The researchers used a 60-minute capillary flow LC gradient and Thermo Fisher Scientific Q Exactive HF instruments. To establish the standards for system performance, they ran at four reference labs a QC standard consisting of a peptide digest from a HeLa cell line continuously for several days on LC-MS platforms operating at different levels of performance. They used that data to establish what levels of system performance would produce acceptable data, which allowed them to set parameters for acceptable system performance.
The 11 participating labs then analyzed the test samples, running their systems continuously for seven days and running a QC standard each day to establish that their systems were performing at acceptable levels.
Of the 11 labs, nine met the QC requirements throughout the course of the study. Of the other two labs, one suffered from poor chromatography throughout the study. The other lab, Conrads' facility at Inova, discovered a QC issue in the middle of the study that it found was attributable to a mass spec collision cell that required maintenance.
"Because of the standards and the QA/QC metrics… we were able to recognize that early on and stop production and address the problem and then ramp back up to get back to the benchmark," he said.
As hoped, the researchers found that their setup allowed for a high level of reproducibility both within labs and across laboratories. Within labs, more than 80 percent of the total proteins quantified from the protein standard mix were quantified on all days the sample was run. Looking across labs, roughly 80 percent (5,784) of the proteins were quantified across all of the participating labs, while 4,565 proteins were quantified by every lab on every day of the experiment.

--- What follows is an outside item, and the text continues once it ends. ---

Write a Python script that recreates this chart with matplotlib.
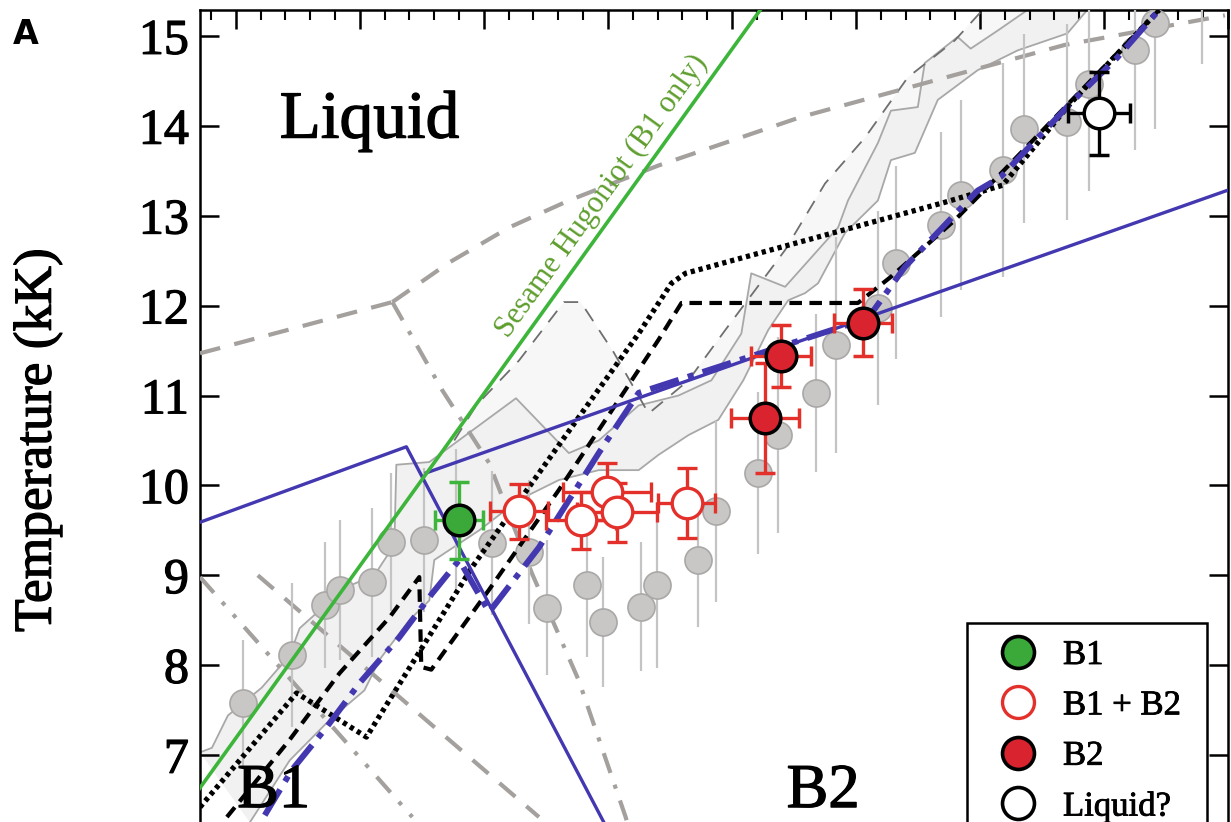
import matplotlib
matplotlib.use("Agg")
import matplotlib.pyplot as plt
from matplotlib.lines import Line2D
from matplotlib.patches import Rectangle
import matplotlib.patheffects as pe

# ---------------- data (pressure in GPa, temperature in kK) ----------------
sesame_P = [250.0, 740.0]
sesame_T = [6.23, 15.62]

blue_b1melt_P = [271.1, 437.5, 606.3]
blue_b1melt_T = [9.59, 10.43, 6.00]
blue_b2melt_P = [453.6, 1105.0]
blue_b2melt_T = [10.14, 13.31]

blue_hug_P = [323.3, 345.0, 373.2, 399.7, 431.8, 458.4, 480.1, 504.2, 544.4, 592.6,
              624.8, 809.7, 839.4, 898.1, 916.6, 972.9, 1010.7, 1044.4]
blue_hug_T = [6.33, 6.83, 7.31, 7.80, 8.31, 8.80, 9.17, 8.59, 9.31, 10.36,
              11.03, 11.86, 12.43, 13.28, 13.43, 14.25, 14.76, 15.29]

dash_hug_P = [292.8, 343.4, 383.6, 423.8, 447.9, 449.5, 457.6, 504.2, 560.5, 608.7,
              640.8, 659.3, 801.6, 828.1, 879.6, 918.2, 1044.4]
dash_hug_T = [6.31, 7.17, 7.91, 8.53, 8.98, 7.98, 7.95, 8.84, 9.95, 10.95,
              11.62, 12.03, 12.03, 12.32, 12.95, 13.49, 15.29]

dot_hug_P = [271.1, 349.0, 405.3, 490.5, 560.5, 624.8, 651.3, 662.6, 871.6, 918.2,
             972.9, 1044.4]
dot_hug_T = [6.42, 7.69, 7.20, 9.09, 10.45, 11.69, 12.25, 12.36, 13.15, 13.34,
             14.25, 15.29]

gray_b1melt_P = [271.1, 426.2]
gray_b1melt_T = [11.47, 12.04]
gray_b1b2_P = [426.2, 466.4, 504.2, 538.8, 576.5, 614.3, 620.8]
gray_b1b2_T = [12.04, 11.06, 10.25, 9.02, 7.83, 6.31, 6.00]
gray_b2melt_P = [426.2, 472.0, 520.3, 568.5, 640.8, 755.8, 968.0, 1097.5]
gray_b2melt_T = [12.04, 12.48, 12.87, 13.17, 13.56, 14.10, 14.90, 15.23]

gray_low1_P = [317.7, 544.4]
gray_low1_T = [9.00, 6.31]
gray_low2_P = [271.1, 442.3]
gray_low2_T = [8.98, 6.31]

# solid-bounded band
band_upper_P = [271.1, 280.7, 293.6, 320.9, 343.4, 351.4, 387.6, 411.7, 427.8, 429.4,
                456.0, 525.9, 568.5, 592.6, 624.8, 656.9, 683.5, 707.6, 715.6, 742.9,
                785.6, 793.6, 817.7, 828.2, 849.9, 855.5, 882.0, 892.5, 914.2, 938.3]
band_upper_T = [7.03, 7.08, 7.44, 7.75, 8.11, 8.41, 8.86, 9.00, 9.34, 10.23,
                10.26, 10.97, 10.36, 10.50, 10.89, 11.00, 11.17, 11.69, 12.36, 12.21,
                12.87, 13.17, 13.81, 14.17, 14.21, 14.70, 14.99, 14.86, 15.06, 15.29]
band_lower_P = [311.3, 343.4, 375.6, 403.7, 415.8, 439.9, 456.0, 460.0, 496.2, 528.3,
                560.5, 592.6, 624.8, 640.8, 665.0, 689.1, 709.2, 729.3, 745.4, 759.0,
                769.5, 791.2, 817.7, 828.2, 847.5, 866.0, 898.1, 930.3, 970.5, 986.5]
band_lower_T = [6.25, 6.94, 7.39, 7.72, 8.06, 8.50, 8.72, 9.17, 9.50, 9.84,
                10.06, 10.17, 10.17, 10.34, 10.56, 10.73, 11.17, 11.73, 12.06, 12.14,
                12.25, 12.81, 13.17, 13.62, 13.70, 14.29, 14.62, 14.84, 15.03, 15.29]
# dashed-bounded (lighter) band edge
band_dash_P = [476.1, 493.8, 528.3, 564.5, 578.1, 604.7, 632.8, 665.0, 694.7, 742.9,
               775.1, 807.3, 841.8, 879.6, 902.1]
band_dash_T = [10.50, 10.89, 11.39, 12.04, 12.04, 11.48, 10.80, 11.17, 11.73, 12.62,
               13.36, 13.87, 14.54, 14.95, 15.29]

calc_P = [305.6, 345.0, 371.5, 383.6, 410.1, 425.4, 451.9, 477.7, 506.6, 536.3,
          550.8, 583.0, 595.8, 626.4, 639.2, 673.0, 687.5, 721.2, 737.3, 767.9,
          784.0, 817.7, 832.2, 868.4, 884.4, 918.2, 935.9, 970.5, 988.2, 1025.1,
          1041.2, 1079.0]
calc_T = [7.58, 8.11, 8.67, 8.84, 8.92, 9.37, 9.39, 9.61, 9.36, 9.26,
          8.64, 8.89, 8.48, 8.65, 8.89, 9.17, 9.71, 10.14, 10.56, 11.03,
          11.56, 11.97, 12.48, 12.90, 13.23, 13.51, 13.97, 14.04, 14.47, 14.84,
          15.15, 15.84]
calc_err = [0.70, 0.80, 0.70, 0.78, 0.83, 0.77, 0.80, 0.80, 0.80, 0.80,
            0.75, 0.80, 0.72, 0.72, 0.92, 0.75, 1.01, 0.90, 1.09, 0.88,
            1.20, 1.08, 1.07, 1.03, 1.06, 1.19, 1.05, 1.09, 1.19, 1.11,
            1.18, 1.15]

b1_P, b1_T, b1_xe, b1_ye = [480.1], [9.61], [19.3], [0.43]
mix_P = [528.3, 578.1, 599.0, 607.1, 663.4]
mix_T = [9.71, 9.61, 9.93, 9.70, 9.80]
mix_xe = [23.3, 28.1, 35.4, 32.2, 23.3]
mix_ye = [0.31, 0.32, 0.32, 0.33, 0.39]
b2_P = [726.9, 739.7, 805.6]
b2_T = [10.75, 11.44, 11.81]
b2_xe = [27.3, 24.1, 23.3]
b2_ye = [0.61, 0.34, 0.37]
liq_P, liq_T, liq_xe, liq_ye = [996.2], [14.14], [24.9], [0.46]

yticks = [7, 8, 9, 10, 11, 12, 13, 14, 15]
legend_labels = ["B1", "B1 + B2", "B2", "Liquid?"]

# ---------------- figure ----------------
W, H = 1231, 822
fig = plt.figure(figsize=(W / 100, H / 100), dpi=100)
left_px, right_px, top_px = 200, 1228, 10
x0, x1 = 271.1, 1097.5
y0, y1 = 6.0, 15.29
bottom_px = 755 + (7 - y0) * 89.9
ax_w, ax_h = right_px - left_px, bottom_px - top_px
ax = fig.add_axes([left_px / W, 1 - bottom_px / H, ax_w / W, ax_h / H])
ax.set_xlim(x0, x1)
ax.set_ylim(y0, y1)

serif = ["Liberation Serif", "DejaVu Serif"]
bold_fx = [pe.withStroke(linewidth=0.9, foreground="black")]
GRAY = "#a3a09e"
BLUE = "#4338b0"
GREEN = "#3db53a"

# bands
light_P = band_dash_P + band_lower_P[::-1][:22]
light_T = band_dash_T + band_lower_T[::-1][:22]
ax.fill(light_P, light_T, color="#f7f7f7", lw=0, zorder=1)
poly_P = band_upper_P + band_lower_P[::-1]
poly_T = band_upper_T + band_lower_T[::-1]
ax.fill(poly_P, poly_T, color="#f1f1f1", lw=0, zorder=1)
ax.plot(band_upper_P, band_upper_T, color="#a8a8a8", lw=1.3, zorder=2)
ax.plot(band_lower_P, band_lower_T, color="#a8a8a8", lw=1.3, zorder=2)
ax.plot(band_dash_P, band_dash_T, color="#6f6f6f", lw=1.3, ls=(0, (8, 6)), zorder=2)

# gray model lines
ax.plot(gray_b1melt_P, gray_b1melt_T, color=GRAY, lw=3, ls=(0, (5, 3.5)), zorder=3)
ax.plot(gray_b1b2_P, gray_b1b2_T, color=GRAY, lw=3, ls=(0, (5, 3, 1, 3)), zorder=3)
ax.plot(gray_b2melt_P, gray_b2melt_T, color=GRAY, lw=3, ls=(0, (5, 3.5)), zorder=3)
ax.plot(gray_low1_P, gray_low1_T, color=GRAY, lw=3, ls=(0, (5, 3.5)), zorder=3)
ax.plot(gray_low2_P, gray_low2_T, color=GRAY, lw=3, ls=(0, (5, 3, 1, 3, 1, 3)), zorder=3)

# calculated points (gray)
ax.errorbar(calc_P, calc_T, yerr=calc_err, fmt="o", ms=19.5, mfc="#c9c7c6",
            mec="#aaa8a7", mew=1.2, ecolor="#c4c4c4", elinewidth=1.6, capsize=0,
            zorder=4)

# hugoniot curves
ax.plot(dot_hug_P, dot_hug_T, color="black", lw=3.8, ls=(0, (0.8, 0.75)), zorder=5)
ax.plot(dash_hug_P, dash_hug_T, color="black", lw=3.0, ls=(0, (3, 1.8)), zorder=5)
ax.plot(blue_hug_P, blue_hug_T, color=BLUE, lw=4.3, ls=(0, (5, 1.6, 1, 1.6)), zorder=6)

# blue solid phase lines
ax.plot(blue_b1melt_P, blue_b1melt_T, color=BLUE, lw=2.4, zorder=6)
ax.plot(blue_b2melt_P, blue_b2melt_T, color=BLUE, lw=2.4, zorder=6)

# sesame hugoniot
ax.plot(sesame_P, sesame_T, color=GREEN, lw=2.6, zorder=6)
ax.text(595.5, 13.22, "Sesame Hugoniot (B1 only)", rotation=54.2, color="#5e9e2e",
        fontsize=22, family=serif, ha="center", va="center", zorder=6,
        rotation_mode="anchor")

# experimental points
ax.errorbar(b1_P, b1_T, xerr=b1_xe, yerr=b1_ye, fmt="o", ms=22, mfc="#3aa93a",
            mec="black", mew=2.5, ecolor=GREEN, elinewidth=2.4, capsize=7,
            capthick=2.4, zorder=8)
ax.errorbar(mix_P, mix_T, xerr=mix_xe, yerr=mix_ye, fmt="o", ms=22, mfc="white",
            mec="#e3302b", mew=2.4, ecolor="#e3302b", elinewidth=2.4, capsize=7,
            capthick=2.4, zorder=8)
ax.errorbar(b2_P, b2_T, xerr=b2_xe, yerr=b2_ye, fmt="o", ms=22, mfc="#d9232f",
            mec="black", mew=2.5, ecolor="#e3302b", elinewidth=2.4, capsize=7,
            capthick=2.4, zorder=8)
ax.errorbar(liq_P, liq_T, xerr=liq_xe, yerr=liq_ye, fmt="o", ms=22, mfc="white",
            mec="black", mew=2.5, ecolor="black", elinewidth=2.4, capsize=7,
            capthick=2.4, zorder=8)

# region labels
ax.text(407.7, 13.87, "Liquid", fontsize=48.5, family=serif, ha="center",
        va="baseline", path_effects=bold_fx)
ax.text(330.5, 6.265, "B1", fontsize=45, family=serif, ha="center", va="bottom",
        path_effects=bold_fx, zorder=7)
ax.text(773.5, 6.265, "B2", fontsize=45, family=serif, ha="center", va="bottom",
        path_effects=bold_fx, zorder=7)

# axes styling
ax.set_yticks(yticks)
ax.set_yticklabels([str(v) for v in yticks], family=serif, fontsize=36)
for t in ax.get_yticklabels():
    t.set_path_effects(bold_fx)
ax.set_xticks(range(300, 1101, 100))
ax.set_xticks(range(280, 1100, 20), minor=True)
ax.tick_params(axis="y", which="major", direction="in", length=14, width=1.8,
               left=True, right=True, pad=8)
ax.tick_params(axis="x", which="major", direction="in", length=14, width=1.8,
               top=True, bottom=False, labelbottom=False, labeltop=False)
ax.tick_params(axis="x", which="minor", direction="in", length=7, width=1.5,
               top=True, bottom=False)
for s in ax.spines.values():
    s.set_linewidth(1.8)
ax.set_ylabel("Temperature (kK)", family=serif, fontsize=38.5, path_effects=bold_fx)
ax.yaxis.set_label_coords((62 - left_px) / ax_w, 1 - (440 - top_px) / ax_h)

fig.text(26 / W, 1 - 34 / H, "A", fontsize=24, fontweight="bold",
         family="DejaVu Sans", ha="center", va="center")

# legend
frame = Rectangle((967 / W, 1 - 860 / H), (1207 - 967) / W, (860 - 623) / H,
                  transform=fig.transFigure, facecolor="white", edgecolor="black",
                  lw=1.8, zorder=9)
fig.patches.append(frame)
handles = [
    Line2D([], [], ls="none", marker="o", ms=23, mfc="#3aa93a", mec="black", mew=2.6),
    Line2D([], [], ls="none", marker="o", ms=23, mfc="white", mec="#e3302b", mew=2.4),
    Line2D([], [], ls="none", marker="o", ms=23, mfc="#d9232f", mec="black", mew=2.6),
    Line2D([], [], ls="none", marker="o", ms=23, mfc="white", mec="black", mew=2.6),
]
leg = fig.legend(handles, legend_labels, loc="upper left",
                 bbox_to_anchor=(997 / W, 1 - 639 / H),
                 prop={"family": serif, "size": 25}, frameon=False,
                 borderpad=0, labelspacing=0.5, handletextpad=0.7,
                 handlelength=1.2, borderaxespad=0)
leg.set_zorder(10)
for t in leg.get_texts():
    t.set_path_effects([pe.withStroke(linewidth=0.6, foreground="black")])

fig.savefig("out.png", dpi=100)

Three labs took part in the analysis of the ovarian cancer sample tissues. The analyses identified a total of 5,712 proteins from these samples, 3,808 of which were quantified in individual patient samples across the labs.
Conrads said that moving forward he and his collaborators hoped to do a more extensive project looking at clinical samples.
"What we want to do now is see if we can assemble a cohort of ovarian cancer patients or what-have-you and do it in a way that the samples are processed centrally then randomized and distributed to demonstrated that this can be done in a [clinical] cohort," he said, adding that he and Bernd Wollscheid, professor of health sciences and technology at ETH Zurich and an author on the Nature Communications paper, are currently working on plans for such a project.
The goal, Conrads said, is to progress DIA workflows and QA/QC processes to the point where a relatively inexpert lab like his is able to produce DIA data of the same quality as an expert lab like Wollscheid's.
In another development on the QA/QC front, researchers from the Institute for Systems Biology last week published a paper, also in Nature Communications, detailing a tool for evaluating the quality of the spectral libraries required for DIA experiments. The tool, called DIALib-QC, addresses an issue that has largely flown under the radar, said ISB research Robert Moritz, senior author on the study.
Beyond quality control efforts like the pair of Nature Communications studies, advances in DIA technology, particularly on the software side, are allowing for more widespread use of the technique. Most notably, the development of deep-learning tools that can be used to predict spectral libraries have saved researchers the time and effort needed to build them themselves and significantly streamlined such workflows. This has made it easier for facilities like core labs to quickly and easily generate good DIA data.
Conrads suggested that while DIA technology will continue to improve, the Moonshot study indicates that it can be used effectively for large-scale, distributed proteomics projects right now.
"Is it prime time [for DIA]? I think it is," he said.